● Dataset extract
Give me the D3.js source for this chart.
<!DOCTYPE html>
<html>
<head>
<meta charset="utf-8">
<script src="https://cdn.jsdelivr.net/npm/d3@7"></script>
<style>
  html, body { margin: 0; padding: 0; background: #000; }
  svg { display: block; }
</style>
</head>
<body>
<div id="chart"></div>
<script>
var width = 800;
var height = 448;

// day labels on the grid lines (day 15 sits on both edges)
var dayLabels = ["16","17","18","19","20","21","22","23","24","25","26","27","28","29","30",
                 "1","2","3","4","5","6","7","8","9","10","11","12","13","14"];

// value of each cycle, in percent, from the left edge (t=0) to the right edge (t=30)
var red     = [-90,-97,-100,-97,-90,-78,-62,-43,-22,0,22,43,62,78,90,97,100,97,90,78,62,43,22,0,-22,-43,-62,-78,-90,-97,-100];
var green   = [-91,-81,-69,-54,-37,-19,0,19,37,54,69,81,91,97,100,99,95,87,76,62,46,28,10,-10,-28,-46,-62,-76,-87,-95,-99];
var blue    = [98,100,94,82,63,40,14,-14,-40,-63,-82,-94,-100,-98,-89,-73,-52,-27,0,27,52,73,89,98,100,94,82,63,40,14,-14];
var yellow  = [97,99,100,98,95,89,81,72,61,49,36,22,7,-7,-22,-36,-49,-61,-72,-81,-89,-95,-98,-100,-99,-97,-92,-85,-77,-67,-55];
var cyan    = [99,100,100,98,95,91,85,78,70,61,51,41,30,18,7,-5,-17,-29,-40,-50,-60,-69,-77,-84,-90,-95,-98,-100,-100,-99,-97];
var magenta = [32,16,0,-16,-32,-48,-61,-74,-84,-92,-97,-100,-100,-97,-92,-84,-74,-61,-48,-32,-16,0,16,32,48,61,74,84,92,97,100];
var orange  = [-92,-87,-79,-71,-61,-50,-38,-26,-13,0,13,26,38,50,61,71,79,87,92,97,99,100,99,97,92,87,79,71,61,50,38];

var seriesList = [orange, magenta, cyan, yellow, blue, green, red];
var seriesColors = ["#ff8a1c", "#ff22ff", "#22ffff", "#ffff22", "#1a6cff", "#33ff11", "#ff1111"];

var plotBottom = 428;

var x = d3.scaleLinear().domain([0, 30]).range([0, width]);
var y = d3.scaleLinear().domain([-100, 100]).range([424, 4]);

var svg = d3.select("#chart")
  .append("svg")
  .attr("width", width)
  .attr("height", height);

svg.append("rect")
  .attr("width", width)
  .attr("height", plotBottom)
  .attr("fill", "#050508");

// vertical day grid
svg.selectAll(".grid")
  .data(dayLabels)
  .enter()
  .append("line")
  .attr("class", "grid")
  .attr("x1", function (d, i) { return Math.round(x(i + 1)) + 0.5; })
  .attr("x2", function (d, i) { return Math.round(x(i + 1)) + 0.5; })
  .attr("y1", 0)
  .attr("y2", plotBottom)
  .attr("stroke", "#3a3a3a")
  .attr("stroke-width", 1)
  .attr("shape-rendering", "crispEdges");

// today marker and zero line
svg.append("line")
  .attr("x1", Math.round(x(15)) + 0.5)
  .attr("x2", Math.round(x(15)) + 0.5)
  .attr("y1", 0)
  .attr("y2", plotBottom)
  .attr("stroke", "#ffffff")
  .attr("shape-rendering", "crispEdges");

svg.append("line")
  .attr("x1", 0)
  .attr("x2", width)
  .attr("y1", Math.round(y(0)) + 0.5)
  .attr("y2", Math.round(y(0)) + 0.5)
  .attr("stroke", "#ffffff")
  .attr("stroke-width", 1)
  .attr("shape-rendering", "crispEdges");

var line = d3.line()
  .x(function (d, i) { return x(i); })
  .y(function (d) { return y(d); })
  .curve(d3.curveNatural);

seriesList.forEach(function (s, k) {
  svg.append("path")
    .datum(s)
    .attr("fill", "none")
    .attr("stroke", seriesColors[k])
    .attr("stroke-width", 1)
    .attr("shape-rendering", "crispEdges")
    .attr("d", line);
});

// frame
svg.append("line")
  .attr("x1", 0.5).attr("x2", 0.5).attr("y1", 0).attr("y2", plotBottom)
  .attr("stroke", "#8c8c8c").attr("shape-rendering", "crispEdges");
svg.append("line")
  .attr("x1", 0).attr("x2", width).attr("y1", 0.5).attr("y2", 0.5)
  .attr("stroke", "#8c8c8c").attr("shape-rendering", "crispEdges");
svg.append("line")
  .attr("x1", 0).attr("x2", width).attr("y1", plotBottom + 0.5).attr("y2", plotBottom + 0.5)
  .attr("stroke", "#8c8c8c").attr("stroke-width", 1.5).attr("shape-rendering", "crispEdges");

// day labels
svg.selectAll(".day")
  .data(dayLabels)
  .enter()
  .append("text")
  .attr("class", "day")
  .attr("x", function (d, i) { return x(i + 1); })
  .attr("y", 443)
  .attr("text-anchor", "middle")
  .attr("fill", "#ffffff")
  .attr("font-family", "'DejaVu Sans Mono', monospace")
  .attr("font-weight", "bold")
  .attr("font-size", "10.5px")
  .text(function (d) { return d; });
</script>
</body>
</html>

● Your task
Using the listing above, reproduce each line without omission.

● Expected answer
Give me the D3.js source for this chart.
<!DOCTYPE html>
<html>
<head>
<meta charset="utf-8">
<script src="https://cdn.jsdelivr.net/npm/d3@7"></script>
<style>
  html, body { margin: 0; padding: 0; background: #000; }
  svg { display: block; }
</style>
</head>
<body>
<div id="chart"></div>
<script>
var width = 800;
var height = 448;

// day labels on the grid lines (day 15 sits on both edges)
var dayLabels = ["16","17","18","19","20","21","22","23","24","25","26","27","28","29","30",
                 "1","2","3","4","5","6","7","8","9","10","11","12","13","14"];

// value of each cycle, in percent, from the left edge (t=0) to the right edge (t=30)
var red     = [-90,-97,-100,-97,-90,-78,-62,-43,-22,0,22,43,62,78,90,97,100,97,90,78,62,43,22,0,-22,-43,-62,-78,-90,-97,-100];
var green   = [-91,-81,-69,-54,-37,-19,0,19,37,54,69,81,91,97,100,99,95,87,76,62,46,28,10,-10,-28,-46,-62,-76,-87,-95,-99];
var blue    = [98,100,94,82,63,40,14,-14,-40,-63,-82,-94,-100,-98,-89,-73,-52,-27,0,27,52,73,89,98,100,94,82,63,40,14,-14];
var yellow  = [97,99,100,98,95,89,81,72,61,49,36,22,7,-7,-22,-36,-49,-61,-72,-81,-89,-95,-98,-100,-99,-97,-92,-85,-77,-67,-55];
var cyan    = [99,100,100,98,95,91,85,78,70,61,51,41,30,18,7,-5,-17,-29,-40,-50,-60,-69,-77,-84,-90,-95,-98,-100,-100,-99,-97];
var magenta = [32,16,0,-16,-32,-48,-61,-74,-84,-92,-97,-100,-100,-97,-92,-84,-74,-61,-48,-32,-16,0,16,32,48,61,74,84,92,97,100];
var orange  = [-92,-87,-79,-71,-61,-50,-38,-26,-13,0,13,26,38,50,61,71,79,87,92,97,99,100,99,97,92,87,79,71,61,50,38];

var seriesList = [orange, magenta, cyan, yellow, blue, green, red];
var seriesColors = ["#ff8a1c", "#ff22ff", "#22ffff", "#ffff22", "#1a6cff", "#33ff11", "#ff1111"];

var plotBottom = 428;

var x = d3.scaleLinear().domain([0, 30]).range([0, width]);
var y = d3.scaleLinear().domain([-100, 100]).range([424, 4]);

var svg = d3.select("#chart")
  .append("svg")
  .attr("width", width)
  .attr("height", height);

svg.append("rect")
  .attr("width", width)
  .attr("height", plotBottom)
  .attr("fill", "#050508");

// vertical day grid
svg.selectAll(".grid")
  .data(dayLabels)
  .enter()
  .append("line")
  .attr("class", "grid")
  .attr("x1", function (d, i) { return Math.round(x(i + 1)) + 0.5; })
  .attr("x2", function (d, i) { return Math.round(x(i + 1)) + 0.5; })
  .attr("y1", 0)
  .attr("y2", plotBottom)
  .attr("stroke", "#3a3a3a")
  .attr("stroke-width", 1)
  .attr("shape-rendering", "crispEdges");

// today marker and zero line
svg.append("line")
  .attr("x1", Math.round(x(15)) + 0.5)
  .attr("x2", Math.round(x(15)) + 0.5)
  .attr("y1", 0)
  .attr("y2", plotBottom)
  .attr("stroke", "#ffffff")
  .attr("shape-rendering", "crispEdges");

svg.append("line")
  .attr("x1", 0)
  .attr("x2", width)
  .attr("y1", Math.round(y(0)) + 0.5)
  .attr("y2", Math.round(y(0)) + 0.5)
  .attr("stroke", "#ffffff")
  .attr("stroke-width", 1)
  .attr("shape-rendering", "crispEdges");

var line = d3.line()
  .x(function (d, i) { return x(i); })
  .y(function (d) { return y(d); })
  .curve(d3.curveNatural);

seriesList.forEach(function (s, k) {
  svg.append("path")
    .datum(s)
    .attr("fill", "none")
    .attr("stroke", seriesColors[k])
    .attr("stroke-width", 1)
    .attr("shape-rendering", "crispEdges")
    .attr("d", line);
});

// frame
svg.append("line")
  .attr("x1", 0.5).attr("x2", 0.5).attr("y1", 0).attr("y2", plotBottom)
  .attr("stroke", "#8c8c8c").attr("shape-rendering", "crispEdges");
svg.append("line")
  .attr("x1", 0).attr("x2", width).attr("y1", 0.5).attr("y2", 0.5)
  .attr("stroke", "#8c8c8c").attr("shape-rendering", "crispEdges");
svg.append("line")
  .attr("x1", 0).attr("x2", width).attr("y1", plotBottom + 0.5).attr("y2", plotBottom + 0.5)
  .attr("stroke", "#8c8c8c").attr("stroke-width", 1.5).attr("shape-rendering", "crispEdges");

// day labels
svg.selectAll(".day")
  .data(dayLabels)
  .enter()
  .append("text")
  .attr("class", "day")
  .attr("x", function (d, i) { return x(i + 1); })
  .attr("y", 443)
  .attr("text-anchor", "middle")
  .attr("fill", "#ffffff")
  .attr("font-family", "'DejaVu Sans Mono', monospace")
  .attr("font-weight", "bold")
  .attr("font-size", "10.5px")
  .text(function (d) { return d; });
</script>
</body>
</html>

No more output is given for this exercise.